Echo Angel Studio Sports Betting NBA data intake · truth_poc.py
Sports Betting — Cloudflare Report

Fetcher deep dive — truth_poc.py

The script that captures NBA schedule, box scores, and play-by-play into a canonical SQLite “truth” database.

Current state

Release 2025-12-18 (CT) Record sportsbetting_Full_Record_v38 → v39 Phase Phase 6 (Market + availability ingestion)
  • PBP source: nba_api PlayByPlayV3 (tested import + sample frame).
  • Box score: BoxScoreTraditionalV3 (V2 may still exist for fallback, but V3 is the forward path).
  • Backfill support: --start-date, --end-date, and --resume for long runs.
  • Idempotency: primary keys ensure safe re-run; inserts use “ignore on conflict” semantics.

Key CLI args

  • --date YYYY-MM-DD (single day) or --start-date/--end-date (range)
  • --max-games N limits games per day (useful while testing)
  • --pbp-mode nba_api (current stable) and --sleep seconds between calls
  • --db path.sqlite output database file
  • --resume skips games already captured in earlier runs for the same DB

What “idempotent” means here

If you run the same date range twice, the second run should not add duplicates. We enforce this with table primary keys:

  • canonical_schedule_rest: (captured_time_utc, game_id, source)
  • canonical_box_score: (captured_time_utc, game_id, team_id, player_id, source)
  • canonical_pbp: (captured_time_utc, game_id, event_num, source)

Practical impact: you can interrupt, resume, or rerun after patching without corrupting the DB.

Past releases

Release 2025-12-16 (bundle v2) — expand
Sports Betting — Cloudflare Report

Fetcher deep dive — truth_poc.py

Exactly what the current script does, what it writes, and what’s coming next to connect data → props → EV.

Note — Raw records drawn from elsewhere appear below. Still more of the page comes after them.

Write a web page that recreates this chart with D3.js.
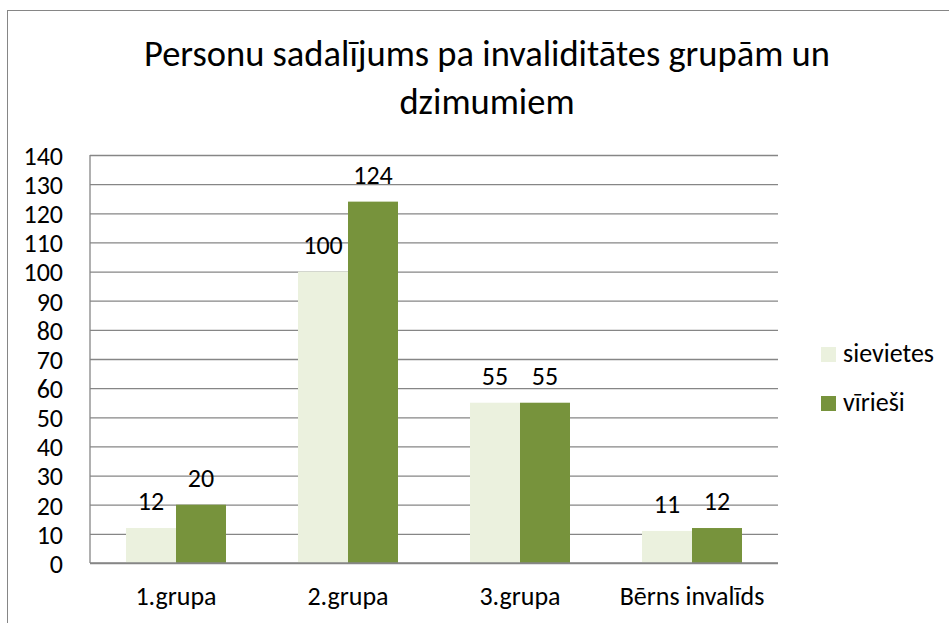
<!DOCTYPE html>
<html>
<head>
<meta charset="utf-8">
<script src="https://cdn.jsdelivr.net/npm/d3@7"></script>
<style>
  body { margin: 0; background: #fff; }
  text { font-family: Calibri, Carlito, Lato, sans-serif; fill: #000; }
</style>
</head>
<body>
<div id="chart"></div>
<script>
// chart data
const categories = ["1.grupa", "2.grupa", "3.grupa", "Bērns invalīds"];
const seriesNames = ["sievietes", "vīrieši"];
const sievietes = [12, 100, 55, 11];
const virviesi = [20, 124, 55, 12];
const yTicks = [0, 10, 20, 30, 40, 50, 60, 70, 80, 90, 100, 110, 120, 130, 140];
const titleLines = ["Personu sadalījums pa invaliditātes grupām un", "dzimumiem"];
const colors = ["#ebf1de", "#77933c"];

const width = 949, height = 623;
const plot = {left: 90, right: 778, top: 155, bottom: 563};
const fs = "26px";

const svg = d3.select("#chart").append("svg")
  .attr("width", width)
  .attr("height", height);

// outer chart frame
svg.append("rect")
  .attr("x", 7.5).attr("y", 10.5)
  .attr("width", 960).attr("height", 640)
  .attr("fill", "none")
  .attr("stroke", "#868686");

// title
svg.append("text")
  .attr("text-anchor", "middle")
  .style("font-size", "36.5px")
  .selectAll("tspan")
  .data(titleLines)
  .join("tspan")
    .attr("x", 487)
    .attr("y", (d, i) => 66 + i * 48)
    .text(d => d);

const x = d3.scaleBand()
  .domain(categories)
  .range([plot.left, plot.right]);

const inner = d3.scaleBand()
  .domain(seriesNames)
  .range([0, 100]);

const y = d3.scaleLinear()
  .domain([0, 140])
  .range([plot.bottom, plot.top]);

// gridlines
svg.append("g")
  .attr("transform", `translate(${plot.left},0)`)
  .call(d3.axisLeft(y).tickValues(yTicks).tickSize(-(plot.right - plot.left)).tickFormat(""))
  .call(g => g.select(".domain").remove())
  .call(g => g.selectAll(".tick line").attr("stroke", "#868686").attr("stroke-width", 1.3));

// y tick labels
svg.append("g")
  .attr("transform", `translate(${plot.left - 27},0)`)
  .call(d3.axisLeft(y).tickValues(yTicks).tickSize(0).tickPadding(0))
  .call(g => g.select(".domain").remove())
  .call(g => g.selectAll("text").style("font-size", fs).attr("font-family", null).attr("dy", "0.36em"));

// y axis line
svg.append("line")
  .attr("x1", plot.left).attr("x2", plot.left)
  .attr("y1", plot.top).attr("y2", plot.bottom)
  .attr("stroke", "#868686").attr("stroke-width", 1.3);

const rows = categories.map((c, i) => ({cat: c, vals: [sievietes[i], virviesi[i]]}));

const groups = svg.append("g").selectAll("g")
  .data(rows)
  .join("g")
  .attr("transform", d => `translate(${x(d.cat) + x.bandwidth() / 2 - 50},0)`);

groups.selectAll("rect")
  .data(d => d.vals.map((v, j) => ({name: seriesNames[j], v, j})))
  .join("rect")
  .attr("x", d => inner(d.name))
  .attr("y", d => y(d.v))
  .attr("width", inner.bandwidth())
  .attr("height", d => y(0) - y(d.v))
  .attr("fill", d => colors[d.j]);

groups.selectAll("text")
  .data(d => d.vals.map((v, j) => ({name: seriesNames[j], v, j})))
  .join("text")
  .attr("x", d => inner(d.name) + inner.bandwidth() / 2)
  .attr("y", d => y(d.v) - 18)
  .attr("text-anchor", "middle")
  .style("font-size", fs)
  .text(d => d.v);

// x axis line and labels
svg.append("line")
  .attr("x1", plot.left).attr("x2", plot.right)
  .attr("y1", y(0)).attr("y2", y(0))
  .attr("stroke", "#868686").attr("stroke-width", 1.3);

svg.append("g").selectAll("text")
  .data(categories)
  .join("text")
  .attr("x", d => x(d) + x.bandwidth() / 2)
  .attr("y", 605)
  .attr("text-anchor", "middle")
  .style("font-size", fs)
  .text(d => d);

// legend
const legend = svg.append("g").selectAll("g")
  .data(seriesNames)
  .join("g")
  .attr("transform", (d, i) => `translate(821,${347 + i * 49})`);

legend.append("rect")
  .attr("width", 15).attr("height", 15)
  .attr("fill", (d, i) => colors[i]);

legend.append("text")
  .attr("x", 22)
  .attr("y", 15)
  .style("font-size", fs)
  .text(d => d);
</script>
</body>
</html>
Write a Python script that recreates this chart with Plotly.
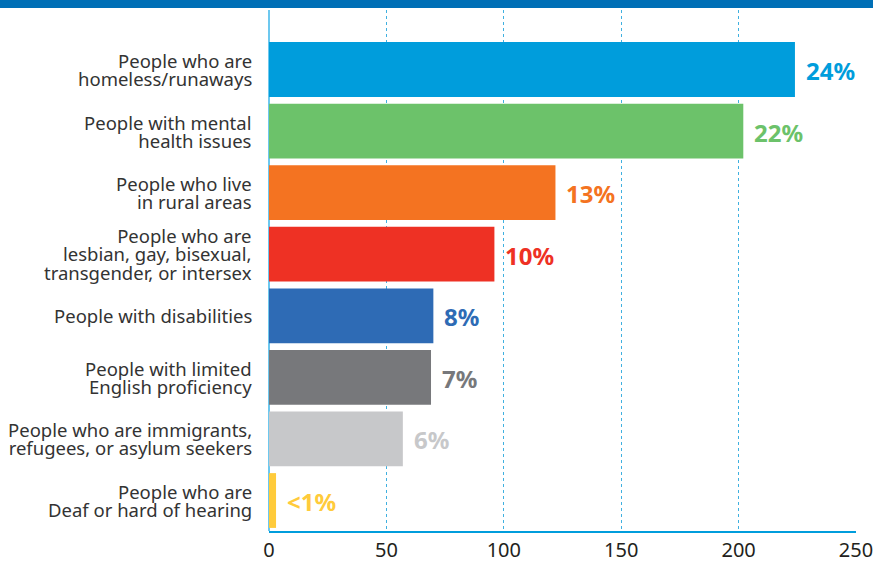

Fetcher overview (truth_poc.py)

This script is our proof-of-collection. It makes small, polite requests, normalizes fields, and writes a durable SQLite snapshot.

Design goals:

  • Auditable: small surface area, clear outputs.
  • Joinable: stable IDs so we can attach odds/props later.
  • Versionable: core functions are contract-hashed so changes are explicit.

Data points: what we can compute immediately

From schedule + box score alone we can produce:

  • Minutes trend (season vs last 5)
  • Per-minute production rates (PTS/min, AST/min, REB/min)
  • Basic volatility estimates (game-to-game variance)

With PBP (optional), we can later derive:

  • Event-based pace proxies and possession timing
  • Foul trouble and substitution timing features
  • Shot profile context (if action subtypes are present)

Known issues and hardening

  • PBP uniqueness / reruns: if you rerun the same game into the same DB with the same capture timestamp, you can hit UNIQUE constraint conflicts. Our hardening patches focus on idempotency and safer event IDs.
  • Endpoint churn: upstream NBA endpoints deprecate versions over time; we’re moving to v3 endpoints when possible and keeping raw_json for schema resilience.
  • Scaling: for multi-season backfills we’ll add chunking, retries with jitter, and a resume ledger so interrupted runs continue safely.

Next: odds & props ingestion

To advise bets, we must ingest the sportsbook side too:

  • Prop markets (points, assists, rebounds, 3PM, combos, etc.)
  • Line (e.g., 24.5 points)
  • Odds price (e.g., -110)
  • Timestamped snapshots so we can measure movement and closing line value (CLV)

We prefer licensed/normalized market data feeds when possible; scraping is a fallback and requires extra stability work.